Our moms collected stamps for the stamp books from our grocery store that they could trade for household items when complete. You needed to return empty bottles to trade in to buy sodas if you didn't want to pay extra.
At the gas station, you got your windows washed, tires and oil checked, and your gas tank filled. The gas station owners and attendants would wash down the drives every night.
The school year always began after Labor Day and ended before Memorial Day. Grade school supplies consisted of a new Roi-Tan or Swisher Sweet cigar box filled with fat pencils, crayons, glue, erasers, and scissors with a blunt end. We had our Big Chief tablets, with marked lines to learn to write on. We would go to school anticipating the next story in our "Dick and Jane" books. Painting with watercolors and working with paper-mâché was always exciting.

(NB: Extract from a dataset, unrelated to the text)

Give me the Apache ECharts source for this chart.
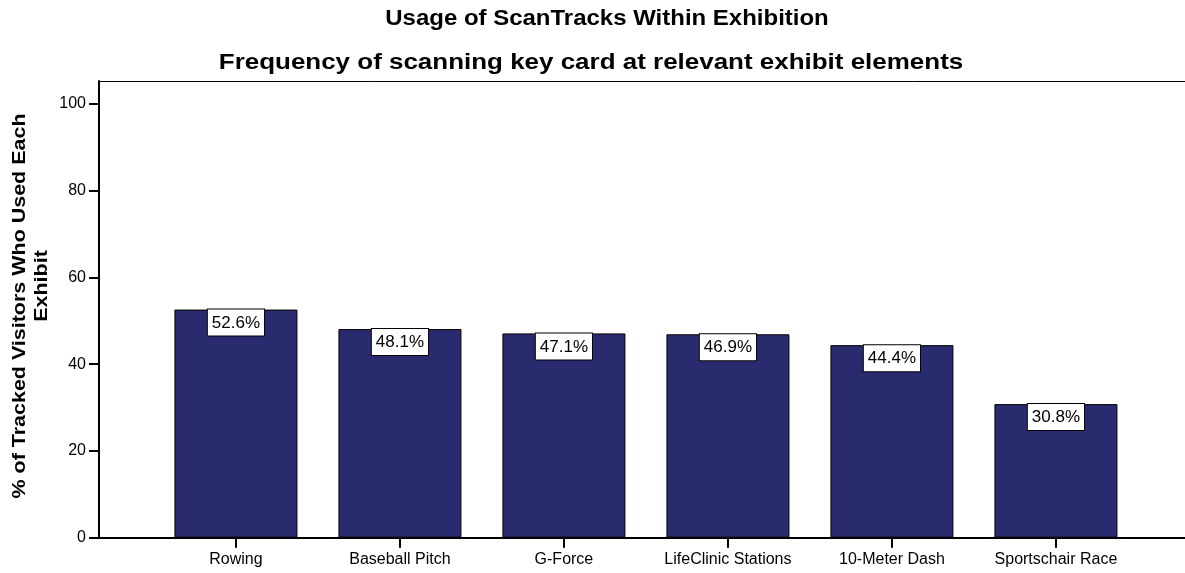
<!DOCTYPE html>
<html>
<head>
<meta charset="utf-8">
<script src="https://cdn.jsdelivr.net/npm/echarts@6/dist/echarts.min.js"></script>
<style>
  html, body { margin: 0; padding: 0; background: #fff; }
  #chart { width: 1185px; height: 573px; }
</style>
</head>
<body>
<div id="chart"></div>
<script>
// Exhibit elements and share of tracked visitors who scanned there (%)
const categories = ['Rowing', 'Baseball Pitch', 'G-Force', 'LifeClinic Stations', '10-Meter Dash', 'Sportschair Race'];
const usagePct = [52.6, 48.1, 47.1, 46.9, 44.4, 30.8];
const yTicks = [0, 20, 40, 60, 80, 100];

const titleText = 'Usage of ScanTracks Within Exhibition';
const subtitleText = 'Frequency of scanning key card at relevant exhibit elements';
const yNameLine1 = '% of Tracked Visitors Who Used Each';
const yNameLine2 = 'Exhibit';

const FONT = '"Liberation Sans", Arial, sans-serif';
const catIndex = categories.map((_, i) => i);

const chart = echarts.init(document.getElementById('chart'), null, { renderer: 'canvas' });

// bold heading text, widened along its baseline
function heading(text, x, y, size, stretch, rotated) {
  return {
    type: 'text', x: x, y: y,
    rotation: rotated ? Math.PI / 2 : 0,
    scaleX: stretch,
    style: { text: text, font: 'bold ' + size + 'px ' + FONT, fill: '#000', align: 'center', verticalAlign: 'middle' }
  };
}

chart.setOption({
  backgroundColor: '#ffffff',
  animation: false,
  graphic: [
    heading(titleText, 607, 19, 22, 1.09, false),
    heading(subtitleText, 591, 63, 22, 1.18, false),
    heading(yNameLine1, 20, 306, 19, 1.13, true),
    heading(yNameLine2, 42, 286, 19, 1.13, true)
  ],
  grid: { left: 99, right: 0, top: 81, bottom: 35.3, containLabel: false },
  xAxis: [
    {
      type: 'value',
      min: -0.835,
      max: 5.787,
      splitLine: { show: false },
      axisLine: { show: true, onZero: false, lineStyle: { color: '#000', width: 2 } },
      axisTick: { show: true, length: 10, customValues: catIndex, lineStyle: { color: '#000', width: 2 } },
      axisLabel: {
        customValues: catIndex,
        margin: 14,
        fontFamily: FONT, fontSize: 16, color: '#000',
        formatter: v => categories[Math.round(v)]
      }
    },
    {
      type: 'value',
      position: 'top',
      min: -0.835,
      max: 5.787,
      splitLine: { show: false },
      axisLine: { show: true, onZero: false, lineStyle: { color: '#000', width: 1 } },
      axisTick: { show: false },
      axisLabel: { show: false }
    }
  ],
  yAxis: {
    type: 'value',
    min: 0,
    max: 105.3,
    splitLine: { show: false },
    axisLine: { show: true, onZero: false, lineStyle: { color: '#000', width: 2 } },
    axisTick: { show: true, length: 10, customValues: yTicks, lineStyle: { color: '#000', width: 2 } },
    axisLabel: {
      customValues: yTicks,
      margin: 13,
      fontFamily: FONT, fontSize: 16, color: '#000'
    }
  },
  series: [
    {
      type: 'bar',
      xAxisIndex: 0,
      barWidth: 123,
      data: usagePct.map((v, i) => [i, v]),
      itemStyle: { color: '#2a2a6e', borderColor: '#000', borderWidth: 1 },
      label: {
        show: true,
        position: 'insideTop',
        distance: 0,
        fontFamily: FONT, fontSize: 17, color: '#000',
        backgroundColor: '#fff',
        borderColor: '#000', borderWidth: 1,
        padding: [5, 4, 4, 4],
        formatter: p => p.value[1].toFixed(1) + '%'
      }
    }
  ]
});
</script>
</body>
</html>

Then came junior high and high school. We looked forward to bonfires and ball games, dances, impromptu gatherings at the Bottomless Lakes, drive-in movies, skating at the skating rink, miniature golf at Terrace Hills and bowling.

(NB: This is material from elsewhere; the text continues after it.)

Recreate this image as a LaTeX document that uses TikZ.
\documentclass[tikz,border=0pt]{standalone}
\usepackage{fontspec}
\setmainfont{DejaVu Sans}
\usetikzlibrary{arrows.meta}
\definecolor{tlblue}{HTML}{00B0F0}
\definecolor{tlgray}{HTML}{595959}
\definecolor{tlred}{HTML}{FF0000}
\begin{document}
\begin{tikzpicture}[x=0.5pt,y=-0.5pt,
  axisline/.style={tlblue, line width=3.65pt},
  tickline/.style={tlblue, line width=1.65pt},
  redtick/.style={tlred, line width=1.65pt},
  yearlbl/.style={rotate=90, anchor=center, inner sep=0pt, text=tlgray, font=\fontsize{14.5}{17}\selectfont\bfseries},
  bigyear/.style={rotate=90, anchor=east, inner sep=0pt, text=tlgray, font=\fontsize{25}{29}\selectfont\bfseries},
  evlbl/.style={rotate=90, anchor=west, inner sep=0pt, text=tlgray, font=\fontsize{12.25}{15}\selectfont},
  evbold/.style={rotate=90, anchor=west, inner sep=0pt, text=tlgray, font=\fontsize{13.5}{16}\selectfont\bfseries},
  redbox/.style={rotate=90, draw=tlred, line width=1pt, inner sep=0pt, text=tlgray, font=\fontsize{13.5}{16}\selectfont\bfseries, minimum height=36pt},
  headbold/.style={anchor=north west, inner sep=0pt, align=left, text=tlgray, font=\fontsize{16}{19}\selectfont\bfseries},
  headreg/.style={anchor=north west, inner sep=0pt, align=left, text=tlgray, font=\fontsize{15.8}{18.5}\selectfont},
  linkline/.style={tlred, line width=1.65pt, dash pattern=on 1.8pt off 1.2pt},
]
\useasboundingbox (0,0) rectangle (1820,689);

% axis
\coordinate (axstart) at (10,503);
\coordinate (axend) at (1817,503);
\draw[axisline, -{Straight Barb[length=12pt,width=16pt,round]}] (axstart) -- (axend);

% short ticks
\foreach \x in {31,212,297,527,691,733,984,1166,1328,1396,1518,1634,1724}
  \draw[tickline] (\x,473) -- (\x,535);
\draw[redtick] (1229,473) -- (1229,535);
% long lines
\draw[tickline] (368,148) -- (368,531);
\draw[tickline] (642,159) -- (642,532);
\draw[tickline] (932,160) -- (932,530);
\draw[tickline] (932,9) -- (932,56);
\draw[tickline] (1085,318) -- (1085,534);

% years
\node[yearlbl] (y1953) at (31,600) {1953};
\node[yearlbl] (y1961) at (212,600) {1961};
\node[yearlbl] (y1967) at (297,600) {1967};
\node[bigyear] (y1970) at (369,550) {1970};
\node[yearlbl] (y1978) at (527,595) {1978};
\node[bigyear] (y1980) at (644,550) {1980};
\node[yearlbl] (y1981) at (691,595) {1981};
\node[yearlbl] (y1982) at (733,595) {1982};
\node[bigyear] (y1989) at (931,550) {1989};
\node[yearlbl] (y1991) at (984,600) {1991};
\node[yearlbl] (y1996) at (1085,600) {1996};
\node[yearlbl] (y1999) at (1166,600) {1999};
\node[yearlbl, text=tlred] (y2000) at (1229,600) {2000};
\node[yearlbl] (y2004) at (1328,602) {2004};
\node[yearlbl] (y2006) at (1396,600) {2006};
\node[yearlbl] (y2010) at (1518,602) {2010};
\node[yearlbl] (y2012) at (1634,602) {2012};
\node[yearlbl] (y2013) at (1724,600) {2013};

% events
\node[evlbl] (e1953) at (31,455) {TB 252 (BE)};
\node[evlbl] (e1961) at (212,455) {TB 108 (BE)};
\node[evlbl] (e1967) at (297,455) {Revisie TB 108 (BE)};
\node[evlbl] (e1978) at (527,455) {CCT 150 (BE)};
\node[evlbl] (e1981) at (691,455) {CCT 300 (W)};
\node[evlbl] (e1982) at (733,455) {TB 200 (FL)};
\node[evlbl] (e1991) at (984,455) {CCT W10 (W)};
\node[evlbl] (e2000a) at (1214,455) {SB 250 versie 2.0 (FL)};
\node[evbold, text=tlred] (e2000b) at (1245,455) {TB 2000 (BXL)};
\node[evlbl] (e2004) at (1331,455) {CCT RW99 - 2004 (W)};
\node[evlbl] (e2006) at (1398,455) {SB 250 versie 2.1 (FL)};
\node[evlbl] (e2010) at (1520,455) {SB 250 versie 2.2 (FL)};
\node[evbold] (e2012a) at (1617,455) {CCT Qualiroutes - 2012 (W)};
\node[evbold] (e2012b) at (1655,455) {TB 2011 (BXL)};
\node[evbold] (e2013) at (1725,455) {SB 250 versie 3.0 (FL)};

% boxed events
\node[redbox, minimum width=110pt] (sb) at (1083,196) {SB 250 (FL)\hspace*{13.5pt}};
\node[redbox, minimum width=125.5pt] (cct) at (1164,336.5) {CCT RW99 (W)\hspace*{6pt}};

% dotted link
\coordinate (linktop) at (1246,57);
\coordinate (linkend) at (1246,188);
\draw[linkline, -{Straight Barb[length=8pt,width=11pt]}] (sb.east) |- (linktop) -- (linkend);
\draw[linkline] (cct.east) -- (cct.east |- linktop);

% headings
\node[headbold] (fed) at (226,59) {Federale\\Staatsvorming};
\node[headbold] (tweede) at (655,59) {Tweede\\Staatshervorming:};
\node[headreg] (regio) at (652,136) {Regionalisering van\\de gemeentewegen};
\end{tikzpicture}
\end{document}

We studied and researched for term papers at the old Carnegie Library. We did our research through a card catalog and books.
There were no computers in those days. We had to type our papers on a typewriter; if we made a mistake, we had to erase it and type it over.
We had fundraising through bake sales and helped decorate for the prom and end-of-school banquets.
I remember hot rods with hood ornaments and drag racing. Often there were pick-up trucks in the school parking lot with gun racks with guns in them, which was customary for the ranch kids.
Downtown was the place to be in the days before malls and big box stores. We would drag Main Street from Greer's drive-in on North Main to Wylie's on South Main. Sometimes, we'd stop at A&W Root Beer for a root beer in a cold frosted mug.
Sewing and making our prom dresses were often the trend in those days, so we shopped for patterns and fabrics at Carribelles.
We listened to the music of The Beach Boys, the Beatles, Elvis and much more on our record players with stacks of favorite albums sitting close by.
We planned our lives around homecomings, ball games, holidays, term papers, final exams, first dates, end-of-school dances and graduations. Yes, we also had "Senior Skip Day" for the graduating class when we went to the Bottomless Lakes for fun in the sun.
Maybe computer games and cell phones have their place, but I wish all children growing up in Roswell could have these memories.
Maybe it wasn't that different from today, but "those were the days!”